*Work to do*: Go through the data and copy every line exactly, but not the images.
───── Supplied material
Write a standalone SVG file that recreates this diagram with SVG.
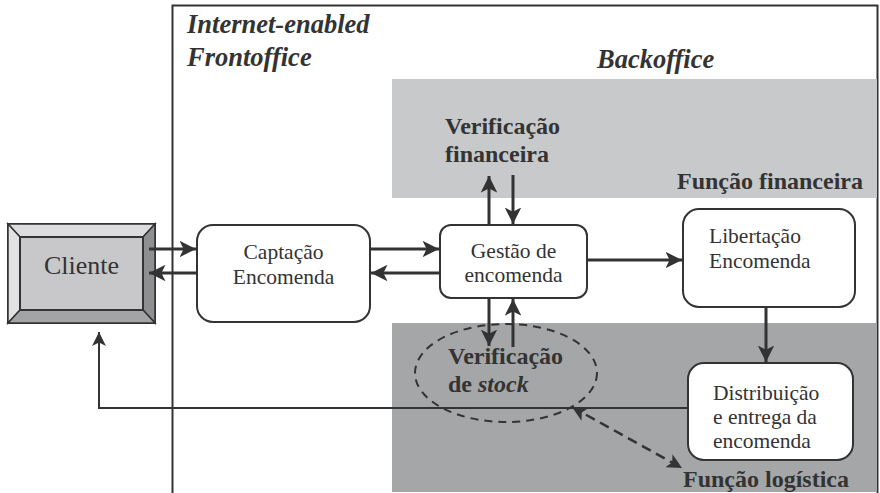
<svg xmlns="http://www.w3.org/2000/svg" width="880" height="493" viewBox="0 0 880 493">
<defs>
<style>
.t{font-family:"Liberation Serif","Times New Roman",serif;fill:#333;}
.n{font-size:21.5px;}
.b{font-size:24px;font-weight:bold;}
.bi{font-size:26.5px;font-weight:bold;font-style:italic;}
.box{fill:#fff;stroke:#333;stroke-width:2;}
.ln{stroke:#333;stroke-width:3;fill:none;}
.thin{stroke:#333;stroke-width:2;fill:none;}
.dash{stroke:#333;stroke-width:2;fill:none;stroke-dasharray:8 6;}
.dash2{stroke:#333;stroke-width:2.5;fill:none;stroke-dasharray:10 6;}
</style>
<marker id="ah" viewBox="0 0 10 10" refX="10" refY="5" markerWidth="5.5" markerHeight="5.5" markerUnits="strokeWidth" orient="auto">
<path d="M0,0 L10,5 L0,10 L2.5,5 z" fill="#333"/>
</marker>
<marker id="ah2" viewBox="0 0 10 10" refX="10" refY="5" markerWidth="7" markerHeight="7" markerUnits="strokeWidth" orient="auto">
<path d="M0,0 L10,5 L0,10 L2.5,5 z" fill="#333"/>
</marker>
<marker id="ahs" viewBox="0 0 10 10" refX="0" refY="5" markerWidth="6" markerHeight="6" markerUnits="strokeWidth" orient="auto">
<path d="M10,0 L0,5 L10,10 L7.5,5 z" fill="#333"/>
</marker>
<marker id="ahe" viewBox="0 0 10 10" refX="10" refY="5" markerWidth="6" markerHeight="6" markerUnits="strokeWidth" orient="auto">
<path d="M0,0 L10,5 L0,10 L2.5,5 z" fill="#333"/>
</marker>
</defs>
<rect width="880" height="493" fill="#fff"/>
<g id="frame">
<rect x="172.5" y="5.5" width="705" height="490" fill="#fff" stroke="#333" stroke-width="2"/>
<rect x="392" y="79" width="485" height="119" fill="#c8c9cb"/>
<rect x="392" y="323" width="485" height="169" fill="#a5a6a8"/>
<text class="t bi" x="187" y="33">Internet-enabled</text>
<text class="t bi" x="187" y="66">Frontoffice</text>
<text class="t bi" x="597" y="68">Backoffice</text>
<text class="t b" x="677" y="189">Função financeira</text>
<text class="t b" x="683" y="487">Função logística</text>
</g>
<g id="verif-financeira">
<text class="t b" x="445" y="134">Verificação</text>
<text class="t b" x="445" y="162">financeira</text>
</g>
<g id="verif-stock">
<ellipse cx="506" cy="373" rx="91" ry="49" class="dash"/>
<text class="t b" x="448" y="364">Verificação</text>
<text class="t b" x="448" y="392">de <tspan font-style="italic">stock</tspan></text>
</g>
<g id="cliente">
<rect x="8" y="224" width="147" height="99" fill="#c8c8ca" stroke="#333" stroke-width="2"/>
<polygon points="8,224 155,224 143,237 20,237" fill="#dcdcde" stroke="#333" stroke-width="1.5"/>
<polygon points="8,224 20,237 20,310 8,323" fill="#e2e2e4" stroke="#333" stroke-width="1.5"/>
<polygon points="155,224 155,323 143,310 143,237" fill="#8e8f91" stroke="#333" stroke-width="1.5"/>
<polygon points="8,323 20,310 143,310 155,323" fill="#a3a4a6" stroke="#333" stroke-width="1.5"/>
<rect x="20" y="237" width="123" height="73" fill="#c8c8ca" stroke="#333" stroke-width="2"/>
<text class="t" font-size="26" x="81.5" y="274" text-anchor="middle">Cliente</text>
</g>
<g id="captacao">
<rect x="197" y="225" width="173" height="97" rx="16" class="box"/>
<text class="t n" x="283.5" y="259" text-anchor="middle">Captação</text>
<text class="t n" x="283.5" y="284" text-anchor="middle">Encomenda</text>
</g>
<g id="gestao">
<rect x="440" y="225" width="147" height="73" rx="11" class="box"/>
<text class="t n" x="513.5" y="258" text-anchor="middle">Gestão de</text>
<text class="t n" x="513.5" y="282" text-anchor="middle">encomenda</text>
</g>
<g id="libertacao">
<rect x="683" y="209" width="172" height="98" rx="16" class="box"/>
<text class="t n" x="709" y="243">Libertação</text>
<text class="t n" x="709" y="268">Encomenda</text>
</g>
<g id="distribuicao">
<rect x="688" y="363" width="165" height="97" rx="16" class="box"/>
<text class="t n" x="713" y="400">Distribuição</text>
<text class="t n" x="713" y="424">e entrega da</text>
<text class="t n" x="713" y="448">encomenda</text>
</g>
<g id="connectors">
<line x1="149" y1="249" x2="196" y2="249" class="ln" marker-end="url(#ah)"/>
<line x1="197" y1="273" x2="149" y2="273" class="ln" marker-end="url(#ah)"/>
<line x1="370" y1="249" x2="439" y2="249" class="ln" marker-end="url(#ah)"/>
<line x1="440" y1="273" x2="371" y2="273" class="ln" marker-end="url(#ah)"/>
<line x1="489" y1="225" x2="489" y2="176" class="ln" marker-end="url(#ah)"/>
<line x1="513" y1="175" x2="513" y2="224" class="ln" marker-end="url(#ah)"/>
<line x1="489" y1="298" x2="489" y2="346" class="ln" marker-end="url(#ah)"/>
<line x1="513" y1="347" x2="513" y2="299" class="ln" marker-end="url(#ah)"/>
<line x1="587" y1="260" x2="682" y2="260" class="ln" marker-end="url(#ah)"/>
<line x1="766" y1="307" x2="766" y2="362" class="ln" marker-end="url(#ah)"/>
<polyline points="688,408 99,408 99,332" class="thin" marker-end="url(#ah2)"/>
<line x1="572" y1="407" x2="682" y2="468" class="dash2" marker-start="url(#ahs)" marker-end="url(#ahe)"/>
</g>
</svg>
──────────
*Completed exercise*:
Write a standalone SVG file that recreates this diagram with SVG.
<svg xmlns="http://www.w3.org/2000/svg" width="880" height="493" viewBox="0 0 880 493">
<defs>
<style>
.t{font-family:"Liberation Serif","Times New Roman",serif;fill:#333;}
.n{font-size:21.5px;}
.b{font-size:24px;font-weight:bold;}
.bi{font-size:26.5px;font-weight:bold;font-style:italic;}
.box{fill:#fff;stroke:#333;stroke-width:2;}
.ln{stroke:#333;stroke-width:3;fill:none;}
.thin{stroke:#333;stroke-width:2;fill:none;}
.dash{stroke:#333;stroke-width:2;fill:none;stroke-dasharray:8 6;}
.dash2{stroke:#333;stroke-width:2.5;fill:none;stroke-dasharray:10 6;}
</style>
<marker id="ah" viewBox="0 0 10 10" refX="10" refY="5" markerWidth="5.5" markerHeight="5.5" markerUnits="strokeWidth" orient="auto">
<path d="M0,0 L10,5 L0,10 L2.5,5 z" fill="#333"/>
</marker>
<marker id="ah2" viewBox="0 0 10 10" refX="10" refY="5" markerWidth="7" markerHeight="7" markerUnits="strokeWidth" orient="auto">
<path d="M0,0 L10,5 L0,10 L2.5,5 z" fill="#333"/>
</marker>
<marker id="ahs" viewBox="0 0 10 10" refX="0" refY="5" markerWidth="6" markerHeight="6" markerUnits="strokeWidth" orient="auto">
<path d="M10,0 L0,5 L10,10 L7.5,5 z" fill="#333"/>
</marker>
<marker id="ahe" viewBox="0 0 10 10" refX="10" refY="5" markerWidth="6" markerHeight="6" markerUnits="strokeWidth" orient="auto">
<path d="M0,0 L10,5 L0,10 L2.5,5 z" fill="#333"/>
</marker>
</defs>
<rect width="880" height="493" fill="#fff"/>
<g id="frame">
<rect x="172.5" y="5.5" width="705" height="490" fill="#fff" stroke="#333" stroke-width="2"/>
<rect x="392" y="79" width="485" height="119" fill="#c8c9cb"/>
<rect x="392" y="323" width="485" height="169" fill="#a5a6a8"/>
<text class="t bi" x="187" y="33">Internet-enabled</text>
<text class="t bi" x="187" y="66">Frontoffice</text>
<text class="t bi" x="597" y="68">Backoffice</text>
<text class="t b" x="677" y="189">Função financeira</text>
<text class="t b" x="683" y="487">Função logística</text>
</g>
<g id="verif-financeira">
<text class="t b" x="445" y="134">Verificação</text>
<text class="t b" x="445" y="162">financeira</text>
</g>
<g id="verif-stock">
<ellipse cx="506" cy="373" rx="91" ry="49" class="dash"/>
<text class="t b" x="448" y="364">Verificação</text>
<text class="t b" x="448" y="392">de <tspan font-style="italic">stock</tspan></text>
</g>
<g id="cliente">
<rect x="8" y="224" width="147" height="99" fill="#c8c8ca" stroke="#333" stroke-width="2"/>
<polygon points="8,224 155,224 143,237 20,237" fill="#dcdcde" stroke="#333" stroke-width="1.5"/>
<polygon points="8,224 20,237 20,310 8,323" fill="#e2e2e4" stroke="#333" stroke-width="1.5"/>
<polygon points="155,224 155,323 143,310 143,237" fill="#8e8f91" stroke="#333" stroke-width="1.5"/>
<polygon points="8,323 20,310 143,310 155,323" fill="#a3a4a6" stroke="#333" stroke-width="1.5"/>
<rect x="20" y="237" width="123" height="73" fill="#c8c8ca" stroke="#333" stroke-width="2"/>
<text class="t" font-size="26" x="81.5" y="274" text-anchor="middle">Cliente</text>
</g>
<g id="captacao">
<rect x="197" y="225" width="173" height="97" rx="16" class="box"/>
<text class="t n" x="283.5" y="259" text-anchor="middle">Captação</text>
<text class="t n" x="283.5" y="284" text-anchor="middle">Encomenda</text>
</g>
<g id="gestao">
<rect x="440" y="225" width="147" height="73" rx="11" class="box"/>
<text class="t n" x="513.5" y="258" text-anchor="middle">Gestão de</text>
<text class="t n" x="513.5" y="282" text-anchor="middle">encomenda</text>
</g>
<g id="libertacao">
<rect x="683" y="209" width="172" height="98" rx="16" class="box"/>
<text class="t n" x="709" y="243">Libertação</text>
<text class="t n" x="709" y="268">Encomenda</text>
</g>
<g id="distribuicao">
<rect x="688" y="363" width="165" height="97" rx="16" class="box"/>
<text class="t n" x="713" y="400">Distribuição</text>
<text class="t n" x="713" y="424">e entrega da</text>
<text class="t n" x="713" y="448">encomenda</text>
</g>
<g id="connectors">
<line x1="149" y1="249" x2="196" y2="249" class="ln" marker-end="url(#ah)"/>
<line x1="197" y1="273" x2="149" y2="273" class="ln" marker-end="url(#ah)"/>
<line x1="370" y1="249" x2="439" y2="249" class="ln" marker-end="url(#ah)"/>
<line x1="440" y1="273" x2="371" y2="273" class="ln" marker-end="url(#ah)"/>
<line x1="489" y1="225" x2="489" y2="176" class="ln" marker-end="url(#ah)"/>
<line x1="513" y1="175" x2="513" y2="224" class="ln" marker-end="url(#ah)"/>
<line x1="489" y1="298" x2="489" y2="346" class="ln" marker-end="url(#ah)"/>
<line x1="513" y1="347" x2="513" y2="299" class="ln" marker-end="url(#ah)"/>
<line x1="587" y1="260" x2="682" y2="260" class="ln" marker-end="url(#ah)"/>
<line x1="766" y1="307" x2="766" y2="362" class="ln" marker-end="url(#ah)"/>
<polyline points="688,408 99,408 99,332" class="thin" marker-end="url(#ah2)"/>
<line x1="572" y1="407" x2="682" y2="468" class="dash2" marker-start="url(#ahs)" marker-end="url(#ahe)"/>
</g>
</svg>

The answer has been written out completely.